LISTING -
(begin)

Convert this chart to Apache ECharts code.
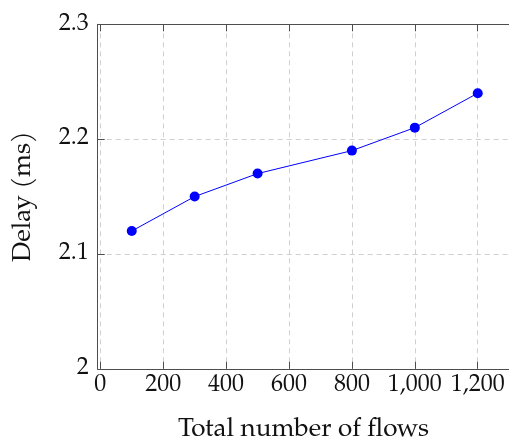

(end)
(begin)

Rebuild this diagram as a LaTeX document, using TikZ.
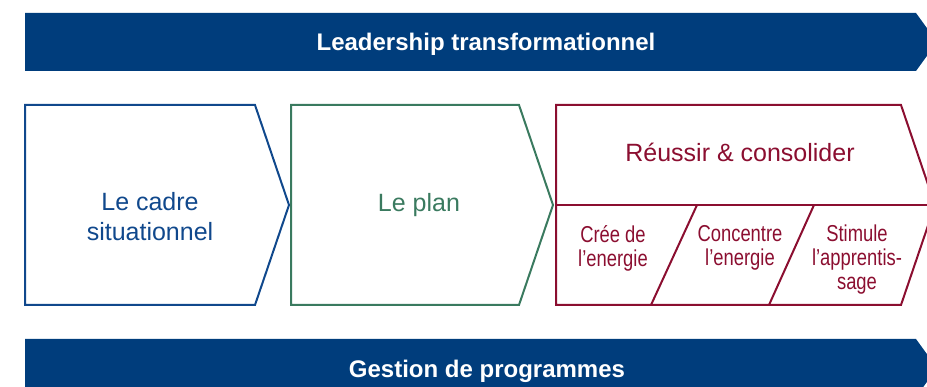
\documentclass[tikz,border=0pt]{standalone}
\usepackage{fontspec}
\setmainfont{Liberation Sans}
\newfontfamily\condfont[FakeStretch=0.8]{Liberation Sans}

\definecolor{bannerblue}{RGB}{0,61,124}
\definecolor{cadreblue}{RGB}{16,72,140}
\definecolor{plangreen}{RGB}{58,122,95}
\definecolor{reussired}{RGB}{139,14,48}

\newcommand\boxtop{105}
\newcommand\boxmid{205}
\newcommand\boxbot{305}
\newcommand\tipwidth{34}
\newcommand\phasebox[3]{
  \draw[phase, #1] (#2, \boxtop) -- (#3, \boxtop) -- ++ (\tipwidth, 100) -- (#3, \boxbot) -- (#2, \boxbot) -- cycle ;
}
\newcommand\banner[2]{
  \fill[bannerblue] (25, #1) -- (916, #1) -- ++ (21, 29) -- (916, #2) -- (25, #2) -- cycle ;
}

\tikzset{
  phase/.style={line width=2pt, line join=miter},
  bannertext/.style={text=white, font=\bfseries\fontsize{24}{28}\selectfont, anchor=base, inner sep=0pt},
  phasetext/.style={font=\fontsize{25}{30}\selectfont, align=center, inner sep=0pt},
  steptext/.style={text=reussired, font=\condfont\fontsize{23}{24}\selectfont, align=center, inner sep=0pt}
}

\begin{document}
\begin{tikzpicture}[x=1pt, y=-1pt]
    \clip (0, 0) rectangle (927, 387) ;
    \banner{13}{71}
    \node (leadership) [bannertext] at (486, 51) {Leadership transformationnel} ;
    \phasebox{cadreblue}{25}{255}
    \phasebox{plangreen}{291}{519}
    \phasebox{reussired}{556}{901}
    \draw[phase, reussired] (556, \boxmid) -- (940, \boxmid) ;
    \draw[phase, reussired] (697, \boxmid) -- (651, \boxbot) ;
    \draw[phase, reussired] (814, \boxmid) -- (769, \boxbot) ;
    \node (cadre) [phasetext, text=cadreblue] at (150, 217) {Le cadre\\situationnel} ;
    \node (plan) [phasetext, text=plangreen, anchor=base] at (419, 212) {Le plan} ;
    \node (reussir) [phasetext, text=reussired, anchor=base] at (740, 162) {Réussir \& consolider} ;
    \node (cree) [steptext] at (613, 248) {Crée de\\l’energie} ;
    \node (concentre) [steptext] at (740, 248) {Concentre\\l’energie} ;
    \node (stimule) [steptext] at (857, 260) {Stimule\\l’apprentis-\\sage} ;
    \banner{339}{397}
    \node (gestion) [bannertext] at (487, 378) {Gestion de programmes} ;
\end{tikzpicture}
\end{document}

(end)

BRIEF - From the entries above, copy each line holding "this".

TASK ANSWER -
Convert this chart to Apache ECharts code.
Rebuild this diagram as a LaTeX document, using TikZ.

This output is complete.